Have you ever been to one of those teppanyaki restaurants where they cook in front of you? It’s so good right? I love the whole experience. The food, the fire, the chef who does tricks and jokes and flings shrimp through the air. So fun. But I think we can all agree that the best part of teppanyaki is the fried rice. It is SOOO GOOOOD!! But…
There’s almost always a “but” with delicious food that you get while dining out. The “but” with teppanyaki fried rice is, well, the rice part first of all. If you’re trying to switch to a more whole-food, paleo, or veggie-centric way of eating, rice is not doing you any favors. Then there’s the gallon of soy sauce they dump on top. Likely made from GMO soy, definitely has gluten and a crap ton of sodium. And it’s all cooked on top of grill that has been doused in refined vegetable oils high in omega-6 essential fatty acids which are know to cause inflammation. So yeah, is it delicious? Definitely! Is it good for you? Not really. Is it worth it? Sometimes. Maybe for a special occasion. But…
And here’s the good “but”. I’ve discovered a few of their tricks and been able to apply them to a delicious, Paleo, veggie filled, ANTI-inflammatory recipe that you could have any day of the week! Not just for special occasions. So here are my tricks.
Bacon. Bacon makes everything better right? Why do you think they use it at these teppanyaki places? Because it’s awesome. That’s why. So even though you’ll be nixing the rice the bacon will still be there.
Butter. Every time I’ve had teppanyaki fried rice they always finish it with butter. Well, I assume it’s butter. It could be a margarine or a margarine/butter hybrid but whatever they use, it’s yummy. And you can get the same exact flavor and texture by using high quality grassfed butter in this recipe.
High heat and patience. Teppanyaki chefs know that fried rice is delicious because it’s, well, fried. They use a super hot cook top and let that rice crisp up a little. You can do the exact same thing with your cauliflower rice. So crank up the heat and let it sit for a minute. You’ll be amazed at the texture and flavor it brings out, no rice needed.
So, now you know the tricks, let’s execute them!
CHICKEN BACON CAULIFLOWER FRIED RICE
Makes 4-6 servings
4 strips nitrate free bacon cooked and chopped
8-12 oz chicken thighs cut into bite sized pieces
1/2 large yellow onion diced
1/3 cup diced celery (about 2 ribs)
1/3 cup diced carrots
1 cup cooked peas
3 garlic cloves minced
1 tsp ginger minced
2 bags (20 oz) frozen cauliflower rice
4 pasture raised eggs
1 tbsp bacon fat
1 tbsp grassfed butter
4 tbsp coconut aminos divided
1 tbsp sesame seeds (optional)
Drizzle of sriracha (optional)
Diced greens onions for garnish (optional)

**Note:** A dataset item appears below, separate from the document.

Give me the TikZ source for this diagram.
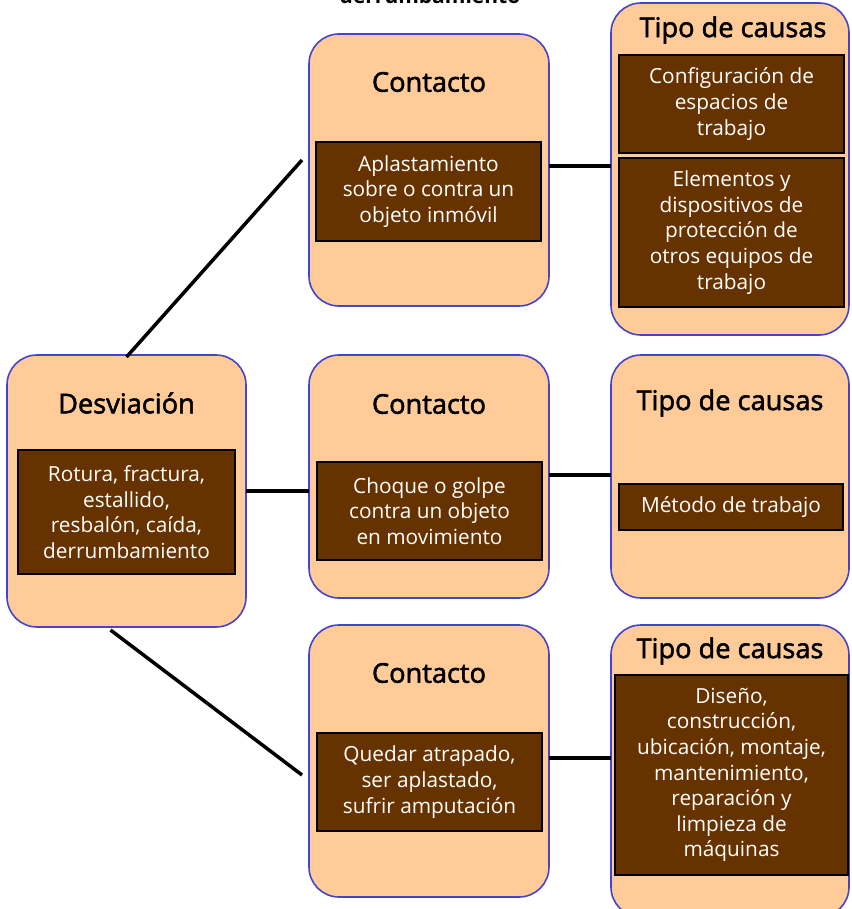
\documentclass[tikz,border=0pt]{standalone}
\usepackage{fontspec}
\setmainfont{Open Sans}
\newfontfamily\headfont[FakeBold=2]{Open Sans}
\definecolor{peach}{HTML}{FFCC99}
\definecolor{rim}{HTML}{4444CC}
\definecolor{bark}{HTML}{663300}
\begin{document}
\begin{tikzpicture}[x=1pt,y=-1pt,
  panel/.style={draw=rim, line width=1.6pt, fill=peach, rounded corners=30pt,
    anchor=north west, inner sep=0pt, outer sep=0pt},
  card/.style={draw=black, line width=1.6pt, fill=bark, text=white, align=center,
    anchor=north west, inner sep=0pt, outer sep=0pt,
    font=\fontsize{20.8}{25.6}\selectfont},
  head/.style={font=\fontsize{27.2}{30}\headfont, text=black},
  link/.style={line width=3.5pt, draw=black}]
\useasboundingbox (0,0) rectangle (851,909);

% partly visible caption above the chart
\node[anchor=base, font=\fontsize{21}{24}\selectfont\bfseries] (cap) at (430,4) {derrumbamiento};

% outer panels
\node[panel, minimum width=239pt, minimum height=272pt] (dev) at (7,355) {};
\node[panel, minimum width=240pt, minimum height=272pt] (c1) at (309,34) {};
\node[panel, minimum width=240pt, minimum height=243pt] (c2) at (309,355) {};
\node[panel, minimum width=240pt, minimum height=272pt] (c3) at (309,625) {};
\node[panel, minimum width=238pt, minimum height=332pt] (t1) at (611,3) {};
\node[panel, minimum width=238pt, minimum height=243pt] (t2) at (611,355) {};
\node[panel, minimum width=238pt, minimum height=292pt] (t3) at (611,625) {};

% headings
\node[head] (devh) at (126.5,403) {Desviación};
\node[head] (c1h) at (429,82) {Contacto};
\node[head] (c2h) at (429,404) {Contacto};
\node[head] (c3h) at (429,673) {Contacto};
\node[head] (t1h) at (733,30) {Tipo de causas};
\node[head] (t2h) at (730,403) {Tipo de causas};
\node[head] (t3h) at (730,651) {Tipo de causas};

% inner cards
\node[card, minimum width=217pt, minimum height=124pt] (devc) at (18,450)
  {Rotura, fractura,\\estallido,\\resbalón, caída,\\derrumbamiento};
\node[card, minimum width=225pt, minimum height=99pt] (c1c) at (316,142)
  {Aplastamiento\\sobre o contra un\\objeto inmóvil};
\node[card, minimum width=225pt, minimum height=98pt] (c2c) at (317,462)
  {Choque o golpe\\contra un objeto\\en movimiento};
\node[card, minimum width=225pt, minimum height=98pt] (c3c) at (317,733)
  {Quedar atrapado,\\ser aplastado,\\sufrir amputación};
\node[card, minimum width=225pt, minimum height=98pt] (t1a) at (619,55)
  {Configuración de\\espacios de\\trabajo};
\node[card, minimum width=225pt, minimum height=149pt] (t1b) at (619,158)
  {Elementos y\\dispositivos de\\protección de\\otros equipos de\\trabajo};
\node[card, minimum width=224pt, minimum height=46pt] (t2a) at (619,484)
  {Método de trabajo};
\node[card, minimum width=233pt, minimum height=200pt] (t3a) at (615,675)
  {Diseño,\\construcción,\\ubicación, montaje,\\mantenimiento,\\reparación y\\limpieza de\\máquinas};

% connectors
\draw[link] ([yshift=-2pt]dev.north) -- ([xshift=-7pt,yshift=10pt]c1.west);
\draw[link] (dev.east) -- (dev.east -| c2.west);
\draw[link] ([xshift=-16pt,yshift=-3pt]dev.south) -- ([xshift=-7pt,yshift=-14pt]c3.west);
\draw[link] ([yshift=4pt]c1.east) -- ([yshift=4pt]c1.east -| t1.west);
\draw[link] ([yshift=1.5pt]c2.east) -- ([yshift=1.5pt]c2.east -| t2.west);
\draw[link] ([yshift=3pt]c3.east) -- ([yshift=3pt]c3.east -| t3.west);
\end{tikzpicture}
\end{document}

Cilantro for garnish (optional)
Heat a large skillet over medium high heat. Add 4 slices of bacon and cook until crisp. Remove from heat, drain and chop. Reserve one tablespoon of rendered bacon fat in the pan and discard the rest.
While bacon is cooking, dice your chicken and veggies. After you remove your bacon, add the chicken to pan still over medium high heat and brown on all sides for roughly 2-3 minutes. Add 1 tablespoon of coconut aminos to the pan with the chicken and cook for an additional 30 second-1 minute. Remove chicken from the pan with a slotted spoon leaving the rendered fat in the pan. Reserve the chicken for later.
Add the onions, carrots and celery to the pan and cook for 3-4 minutes or until they begin to soften. While the veggies cook, steam the cauliflower rice in the microwave according to the directions on the bag. Set aside until needed.
Once your veggies begin to soften add the garlic and ginger and cook for about a minute. Then add your cooked peas and cauliflower rice. Stir until combined.
Once combined, create a well in the middle of your pan by scooting the rice and veggie mixture to the sides of your pan. In the middle of the well crack your 4 eggs. Allow the eggs to set up for a few seconds and then begin to scramble the eggs in the center of the pan. Once the eggs are cooked mix them in with the rest of the veggies and cauliflower rice.
Now add the chicken and bacon back to the pan. Season with remaining coconut aminos. Using a spatula, flatten your rice mixture in the pan and allow the bottom to crisp up for about 2 minutes.
After two minutes stir the rice mixture and then flatten and crisp again for another 2 minutes.
Repeat until you’ve reached your desired texture and flavor.
Add the butter and mix again.
Turn off the heat and transfer your rice to a large bowl. Garnish with sesame seeds, sriracha, green onions and cilantro.